§ **THE REQUEST**: How does the data below read from its first line through the line containing "(bendahara) at (948,302.5)"? Print those lines exactly.

§ **COLLECTED DATA**:
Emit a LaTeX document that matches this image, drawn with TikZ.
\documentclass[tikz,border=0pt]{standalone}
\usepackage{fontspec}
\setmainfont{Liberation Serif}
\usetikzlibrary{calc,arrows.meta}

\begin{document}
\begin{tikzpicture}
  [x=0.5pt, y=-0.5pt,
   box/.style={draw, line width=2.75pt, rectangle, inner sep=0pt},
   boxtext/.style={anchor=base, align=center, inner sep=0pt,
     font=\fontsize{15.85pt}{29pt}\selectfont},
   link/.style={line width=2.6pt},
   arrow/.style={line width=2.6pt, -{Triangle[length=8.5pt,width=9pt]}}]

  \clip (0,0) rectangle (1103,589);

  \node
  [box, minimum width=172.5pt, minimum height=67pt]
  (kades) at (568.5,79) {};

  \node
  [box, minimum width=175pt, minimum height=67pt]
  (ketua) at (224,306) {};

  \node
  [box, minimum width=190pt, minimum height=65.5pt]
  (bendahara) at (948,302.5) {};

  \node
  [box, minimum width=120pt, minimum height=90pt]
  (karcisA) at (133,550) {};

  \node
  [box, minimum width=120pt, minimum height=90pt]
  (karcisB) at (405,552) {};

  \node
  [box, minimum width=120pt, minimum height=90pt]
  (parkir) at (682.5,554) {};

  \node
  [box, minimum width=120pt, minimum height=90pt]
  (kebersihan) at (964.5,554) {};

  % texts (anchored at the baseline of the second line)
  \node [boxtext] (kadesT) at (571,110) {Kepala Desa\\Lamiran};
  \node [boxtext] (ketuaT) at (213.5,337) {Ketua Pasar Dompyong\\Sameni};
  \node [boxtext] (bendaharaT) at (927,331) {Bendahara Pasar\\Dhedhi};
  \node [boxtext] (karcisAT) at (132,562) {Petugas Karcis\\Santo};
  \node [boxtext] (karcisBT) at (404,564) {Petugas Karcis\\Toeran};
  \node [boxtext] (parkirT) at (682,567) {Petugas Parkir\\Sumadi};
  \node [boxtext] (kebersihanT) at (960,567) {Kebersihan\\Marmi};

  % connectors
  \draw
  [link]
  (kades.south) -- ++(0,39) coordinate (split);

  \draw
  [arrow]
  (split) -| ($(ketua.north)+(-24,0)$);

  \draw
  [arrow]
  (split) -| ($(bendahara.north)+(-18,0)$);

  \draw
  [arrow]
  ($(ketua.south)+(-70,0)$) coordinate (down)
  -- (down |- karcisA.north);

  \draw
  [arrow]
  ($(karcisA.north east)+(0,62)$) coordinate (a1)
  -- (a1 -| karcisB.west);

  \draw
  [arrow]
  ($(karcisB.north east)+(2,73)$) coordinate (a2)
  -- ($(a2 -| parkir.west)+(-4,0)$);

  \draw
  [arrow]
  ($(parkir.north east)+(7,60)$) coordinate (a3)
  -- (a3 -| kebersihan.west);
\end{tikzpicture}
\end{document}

§ **EXERCISE ANSWER**:
Emit a LaTeX document that matches this image, drawn with TikZ.
\documentclass[tikz,border=0pt]{standalone}
\usepackage{fontspec}
\setmainfont{Liberation Serif}
\usetikzlibrary{calc,arrows.meta}

\begin{document}
\begin{tikzpicture}
  [x=0.5pt, y=-0.5pt,
   box/.style={draw, line width=2.75pt, rectangle, inner sep=0pt},
   boxtext/.style={anchor=base, align=center, inner sep=0pt,
     font=\fontsize{15.85pt}{29pt}\selectfont},
   link/.style={line width=2.6pt},
   arrow/.style={line width=2.6pt, -{Triangle[length=8.5pt,width=9pt]}}]

  \clip (0,0) rectangle (1103,589);

  \node
  [box, minimum width=172.5pt, minimum height=67pt]
  (kades) at (568.5,79) {};

  \node
  [box, minimum width=175pt, minimum height=67pt]
  (ketua) at (224,306) {};

  \node
  [box, minimum width=190pt, minimum height=65.5pt]
  (bendahara) at (948,302.5) {};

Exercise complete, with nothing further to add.